Smoothing the turbulent flow across this part of the car helps reduce the Cd of a 5-series from 0.28 to 0.27.

Running gear
BMW’s front-engined, rear-drive layout remains, but changes will be needed if the 3-series is to “remain relevant” for the 10 years it will be on sale.

To that end, provision has to be made for some kind of electric hybrid assist on the rear axle (which could be combined with the differential) and space needs to be found for the battery pack and electronic control units.

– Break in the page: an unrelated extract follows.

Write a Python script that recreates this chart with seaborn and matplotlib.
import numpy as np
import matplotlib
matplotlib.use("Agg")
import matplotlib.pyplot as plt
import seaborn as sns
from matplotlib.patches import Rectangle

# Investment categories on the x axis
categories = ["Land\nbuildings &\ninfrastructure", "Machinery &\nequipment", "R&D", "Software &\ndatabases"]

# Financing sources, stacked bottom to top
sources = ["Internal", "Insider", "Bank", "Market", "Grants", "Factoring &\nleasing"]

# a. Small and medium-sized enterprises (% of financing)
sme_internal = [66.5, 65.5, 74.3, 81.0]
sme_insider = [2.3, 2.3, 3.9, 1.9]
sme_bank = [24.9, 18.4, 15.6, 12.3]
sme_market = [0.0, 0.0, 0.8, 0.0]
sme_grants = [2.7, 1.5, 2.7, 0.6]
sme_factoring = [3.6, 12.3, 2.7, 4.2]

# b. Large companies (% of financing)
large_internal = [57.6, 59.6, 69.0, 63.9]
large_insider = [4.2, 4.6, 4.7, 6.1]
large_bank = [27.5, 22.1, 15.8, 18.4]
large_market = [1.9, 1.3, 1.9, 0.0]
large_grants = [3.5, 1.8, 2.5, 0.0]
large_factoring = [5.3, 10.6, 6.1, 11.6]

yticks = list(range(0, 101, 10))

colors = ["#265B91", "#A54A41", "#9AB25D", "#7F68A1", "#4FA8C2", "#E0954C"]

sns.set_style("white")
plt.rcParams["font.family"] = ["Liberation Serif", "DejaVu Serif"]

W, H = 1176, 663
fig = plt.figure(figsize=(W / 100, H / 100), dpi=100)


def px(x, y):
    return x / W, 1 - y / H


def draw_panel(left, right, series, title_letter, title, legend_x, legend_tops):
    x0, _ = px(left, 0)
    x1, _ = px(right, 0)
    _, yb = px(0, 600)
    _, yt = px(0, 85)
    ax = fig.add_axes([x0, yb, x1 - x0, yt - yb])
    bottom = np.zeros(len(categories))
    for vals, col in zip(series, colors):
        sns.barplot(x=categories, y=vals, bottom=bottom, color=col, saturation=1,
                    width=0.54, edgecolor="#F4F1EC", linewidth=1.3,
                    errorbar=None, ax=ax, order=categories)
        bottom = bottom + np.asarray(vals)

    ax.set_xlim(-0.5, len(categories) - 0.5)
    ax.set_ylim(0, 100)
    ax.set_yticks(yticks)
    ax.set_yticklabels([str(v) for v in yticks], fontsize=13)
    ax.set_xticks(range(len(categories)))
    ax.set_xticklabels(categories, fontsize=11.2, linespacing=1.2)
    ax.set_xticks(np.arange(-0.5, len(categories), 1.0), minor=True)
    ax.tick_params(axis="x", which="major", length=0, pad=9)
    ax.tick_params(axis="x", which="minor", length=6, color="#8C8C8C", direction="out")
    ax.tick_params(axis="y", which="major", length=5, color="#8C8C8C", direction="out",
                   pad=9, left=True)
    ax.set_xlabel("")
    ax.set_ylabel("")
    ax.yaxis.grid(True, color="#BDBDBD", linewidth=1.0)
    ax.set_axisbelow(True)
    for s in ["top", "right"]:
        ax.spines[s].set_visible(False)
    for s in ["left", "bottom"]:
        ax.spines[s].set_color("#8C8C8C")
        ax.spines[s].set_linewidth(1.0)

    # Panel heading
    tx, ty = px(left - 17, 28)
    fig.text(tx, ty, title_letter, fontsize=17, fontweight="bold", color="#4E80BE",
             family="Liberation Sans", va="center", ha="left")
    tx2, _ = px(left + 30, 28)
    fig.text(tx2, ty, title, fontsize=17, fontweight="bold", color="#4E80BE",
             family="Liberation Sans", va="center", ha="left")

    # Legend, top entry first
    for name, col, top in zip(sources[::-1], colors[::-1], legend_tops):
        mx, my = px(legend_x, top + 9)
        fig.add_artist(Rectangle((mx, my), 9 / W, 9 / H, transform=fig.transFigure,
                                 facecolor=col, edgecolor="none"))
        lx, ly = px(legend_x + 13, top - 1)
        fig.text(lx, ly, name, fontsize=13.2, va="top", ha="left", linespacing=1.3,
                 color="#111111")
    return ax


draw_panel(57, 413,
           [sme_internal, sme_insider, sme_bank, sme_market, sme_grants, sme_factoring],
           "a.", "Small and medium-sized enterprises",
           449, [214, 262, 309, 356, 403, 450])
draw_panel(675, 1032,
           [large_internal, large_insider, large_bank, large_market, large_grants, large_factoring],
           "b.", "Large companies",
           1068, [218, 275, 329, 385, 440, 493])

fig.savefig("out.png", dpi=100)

Engineers will also be challenged by the lightweight three-cylinder engines, which will demand very specific suspension settings.

Electrical architecture
The 2011 3-series will be fully integrated with the internet (the 5-series GT will be the first BMW to be launched with the system).
Although the move will open the way for the car to receive a huge amount of information (including from local traffic management systems), for the 2016 model the basic electrical architecture will be transformed to take into account new systems such as the low-energy lighting, electric engine ancillaries and various types of hybrid power assistance.

Climate control
The 2016 3-series could be the first BMW to be fitted with a new type of heating system. Current systems use twice the power needed to heat a 250m2 room, so the future version is expected to reclaim heat from the exhaust system.

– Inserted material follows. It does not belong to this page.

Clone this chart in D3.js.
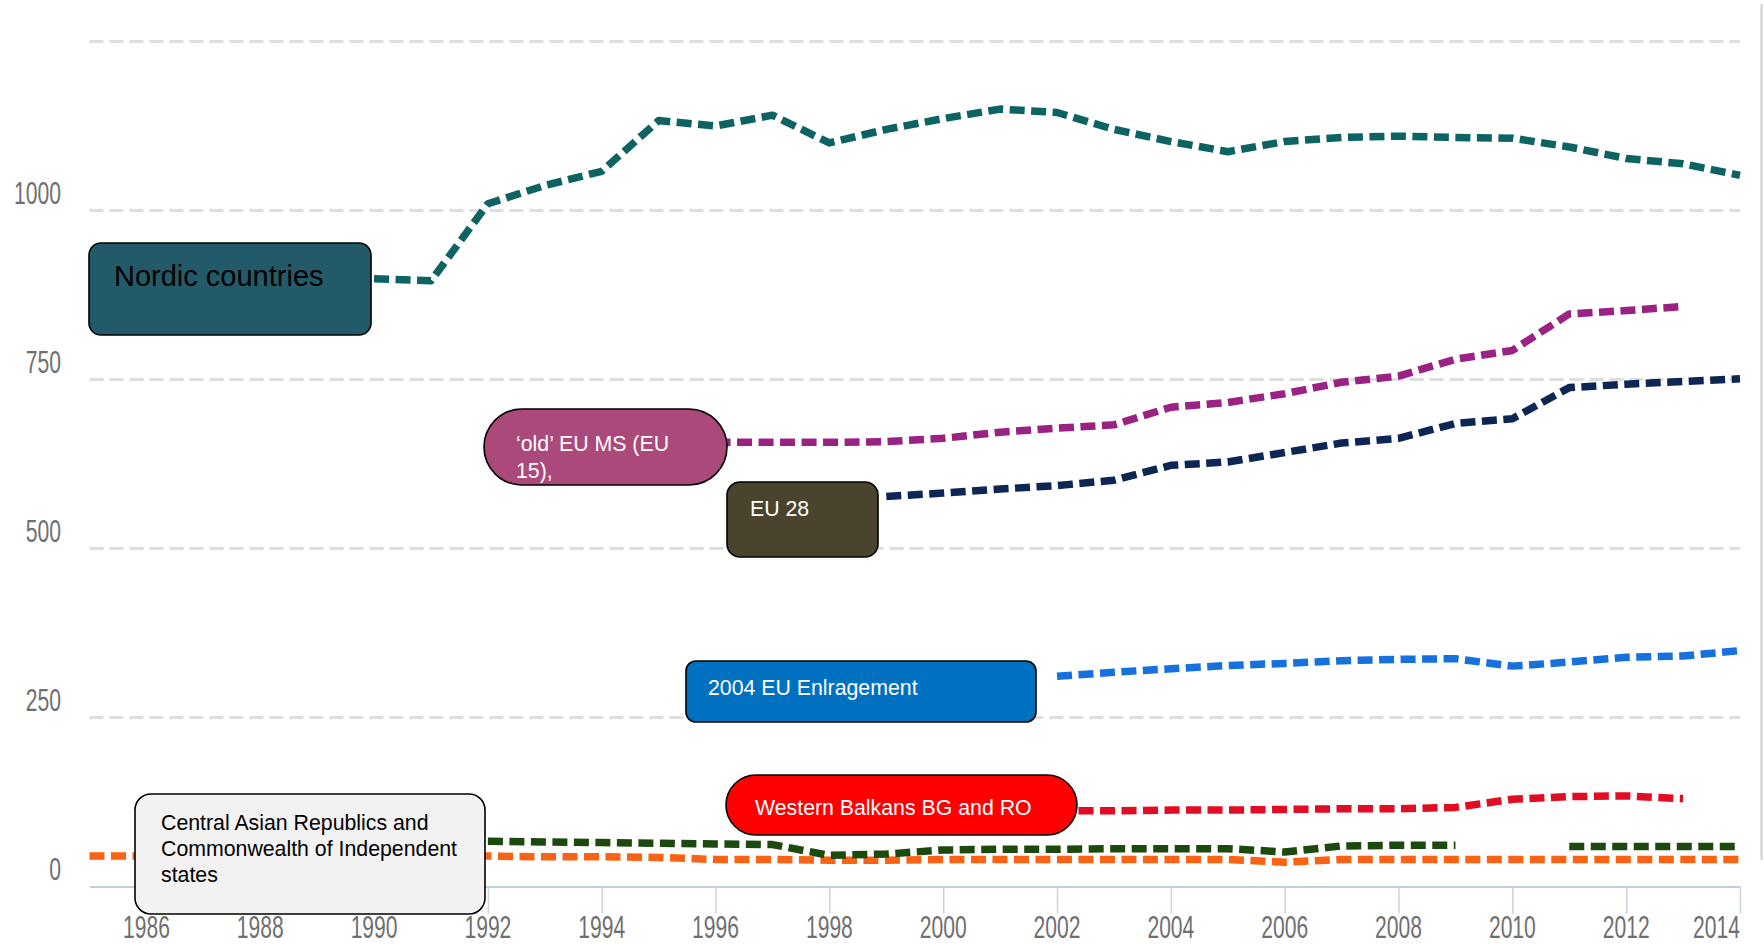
<!DOCTYPE html>
<html>
<head>
<meta charset="utf-8">
<script src="https://cdn.jsdelivr.net/npm/d3@7/dist/d3.min.js"></script>
<style>
  html, body { margin: 0; padding: 0; background: #ffffff; }
  svg { display: block; }
</style>
</head>
<body>
<svg id="chart" width="1764" height="945"></svg>
<script>
// Years on the x axis
const years = [1985,1986,1987,1988,1989,1990,1991,1992,1993,1994,1995,1996,1997,1998,1999,
               2000,2001,2002,2003,2004,2005,2006,2007,2008,2009,2010,2011,2012,2013,2014];

// One value per year, null where a group has no figure
const nordic = [null,null,null,null,null,
  899,896,1010,1037,1058,1133,1125,1141,1100,1120,1136,1150,1145,1120,1102,1087,1102,1108,1110,1108,1107,1094,1077,1069,1052];
const oldEu15 = [null,null,null,null,null,null,null,null,null,null,null,
  657,657,657,658,663,672,678,683,709,716,729,746,755,780,793,847,852,858,null];
const eu28 = [null,null,null,null,null,null,null,null,null,null,null,null,null,null,
  577,582,588,593,601,623,628,642,656,663,685,692,738,743,747,751];
const enlargement2004 = [null,null,null,null,null,null,null,null,null,null,null,null,null,null,null,null,null,
  311,317,322,327,330,334,336,337,326,332,339,341,349];
const westernBalkans = [null,null,null,null,null,null,null,null,null,null,null,null,null,null,null,null,null,
  112,112,113,113,114,115,115,117,129,133,134,130,null];
const centralAsian = [null,null,null,null,null,null,null,
  67,66,65,64,63,62,46,48,54,55,55,56,56,56,51,60,61,61,null,59,59,59,59];
const commonwealth = [45,45,45,45,45,45,45,45,44,44,43,40,40,39,39,40,40,40,40,40,40,36,40,40,40,40,40,40,40,40];

// Axis ticks
const yTickLabels = [0, 250, 500, 750, 1000];
const yGridValues = [250, 500, 750, 1000, 1250];
const xTickLabels = [1986,1988,1990,1992,1994,1996,1998,2000,2002,2004,2006,2008,2010,2012,2014];

// Series drawing order and colours
const seriesList = [
  { name: "commonwealth", values: commonwealth, color: "#fa6212" },
  { name: "centralAsian", values: centralAsian, color: "#1f480c" },
  { name: "westernBalkans", values: westernBalkans, color: "#e10b23" },
  { name: "enlargement2004", values: enlargement2004, color: "#1270dd" },
  { name: "eu28", values: eu28, color: "#0c2552" },
  { name: "oldEu15", values: oldEu15, color: "#9a2083" },
  { name: "nordic", values: nordic, color: "#0c6262" }
];

// Text boxes laid over the lines
const boxes = [
  { lines: ["Nordic countries"], x: 89, y: 243, w: 282, h: 92, r: 12, fill: "#235a69", color: "#000000", size: 29, tx: 114, ty: 286, lh: 0 },
  { lines: ["\u2018old\u2019 EU MS (EU", "15),"], x: 484, y: 409, w: 243, h: 76, r: 38, fill: "#ab4a7a", color: "#ffffff", size: 21.3, tx: 516, ty: 451, lh: 26.5 },
  { lines: ["EU 28"], x: 727, y: 482, w: 151, h: 75, r: 13, fill: "#4a442e", color: "#ffffff", size: 21.3, tx: 750, ty: 516, lh: 0 },
  { lines: ["2004 EU Enlragement"], x: 686, y: 661, w: 350, h: 61, r: 10, fill: "#0070c0", color: "#ffffff", size: 21.3, tx: 708, ty: 695, lh: 0 },
  { lines: ["Western Balkans BG and RO"], x: 726, y: 775, w: 351, h: 60, r: 30, fill: "#ff0000", color: "#ffffff", size: 21.3, tx: 755, ty: 815, lh: 0 },
  { lines: ["Central Asian Republics and", "Commonwealth of Independent", "states"], x: 135, y: 794, w: 350, h: 120, r: 16, fill: "#f2f2f2", color: "#000000", size: 21.3, tx: 161, ty: 830, lh: 25.8 }
];

const svg = d3.select("#chart");

const x = d3.scaleLinear().domain([1985, 2014]).range([89.5, 1740]);
const y = d3.scaleLinear().domain([0, 1250]).range([886.5, 41.5]);

const defs = svg.append("defs");
defs.append("filter").attr("id", "soft")
  .attr("x", "-5%").attr("y", "-50%").attr("width", "110%").attr("height", "200%")
  .append("feGaussianBlur").attr("stdDeviation", 0.7);

// Dashed horizontal grid
svg.append("g")
  .selectAll("line")
  .data(yGridValues)
  .join("line")
  .attr("x1", x(1985)).attr("x2", x(2014))
  .attr("y1", d => y(d)).attr("y2", d => y(d))
  .attr("stroke", "#dedede")
  .attr("stroke-width", 3)
  .attr("stroke-dasharray", "14,6");

// Right frame line
svg.append("line")
  .attr("x1", 1761.5).attr("x2", 1761.5)
  .attr("y1", 4).attr("y2", 860)
  .attr("stroke", "#cdcdcd").attr("stroke-width", 2);

// X axis built from d3.axisBottom, restyled
const xAxis = d3.axisBottom(x)
  .tickValues(xTickLabels)
  .tickFormat(d3.format("d"))
  .tickSize(27)
  .tickSizeOuter(0);

const gx = svg.append("g")
  .attr("transform", `translate(0,${y(0)})`)
  .call(xAxis);
gx.select(".domain").attr("stroke", "#c0cfe0").attr("stroke-width", 2);
gx.selectAll(".tick line").attr("stroke", "#c8d4e3").attr("stroke-width", 1.5);
gx.selectAll(".tick text").remove();

const tickFont = "'Liberation Sans', Arial, sans-serif";
const squeeze = 0.68;

// X tick labels, drawn condensed
const xl = svg.append("g");
xTickLabels.forEach((yr, i) => {
  const last = i === xTickLabels.length - 1;
  xl.append("text")
    .attr("transform", `translate(${x(yr)},938) scale(${squeeze},1)`)
    .attr("text-anchor", last ? "end" : "middle")
    .attr("font-family", tickFont)
    .attr("font-size", 31)
    .attr("fill", "#6f6f6f")
    .text(yr);
});

// Y tick labels sit just above their grid line
const yl = svg.append("g");
yTickLabels.forEach(v => {
  yl.append("text")
    .attr("transform", `translate(61,${y(v) - 7}) scale(0.66,1)`)
    .attr("text-anchor", "end")
    .attr("font-family", tickFont)
    .attr("font-size", 32)
    .attr("fill", "#6f6f6f")
    .text(v);
});

// Series lines
const line = d3.line()
  .defined(d => d.v !== null)
  .x(d => x(d.year))
  .y(d => y(d.v));

svg.append("g")
  .attr("filter", "url(#soft)")
  .selectAll("path")
  .data(seriesList)
  .join("path")
  .attr("d", s => line(years.map((yr, i) => ({ year: yr, v: s.values[i] }))))
  .attr("fill", "none")
  .attr("stroke", s => s.color)
  .attr("stroke-width", 7.5)
  .attr("stroke-dasharray", "15,6.5")
  .attr("stroke-linejoin", "round");

// Callout boxes
const gb = svg.append("g");
boxes.forEach(b => {
  gb.append("rect")
    .attr("x", b.x).attr("y", b.y)
    .attr("width", b.w).attr("height", b.h)
    .attr("rx", b.r).attr("ry", b.r)
    .attr("fill", b.fill)
    .attr("stroke", "#000000")
    .attr("stroke-width", 1.6);
  const t = gb.append("text")
    .attr("font-family", "'Liberation Sans', Arial, sans-serif")
    .attr("font-size", b.size)
    .attr("fill", b.color);
  b.lines.forEach((ln, i) => {
    t.append("tspan").attr("x", b.tx).attr("y", b.ty + i * b.lh).text(ln);
  });
});
</script>
</body>
</html>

A heat store is also possible. An insider said it will use far less power because the cabin will be “de-humidified”. Air-con, he said, overcools to prevent condensation from forming inside the car.

Eight-speed auto
BMW is betting on its new eight-speed automatic transmission being more widely adopted in the future. Rather than using dual-clutch automated manual gearboxes (which will be reserved for performance models), BMW thinks a super-efficient auto will be a hit with premium buyers.

It will sell 150,000 six-cylinder diesel autos this year. The current version is eight per cent more efficient than the previous six-speed auto. By 2011 this transmission will also have been fitted with automatic stop-start.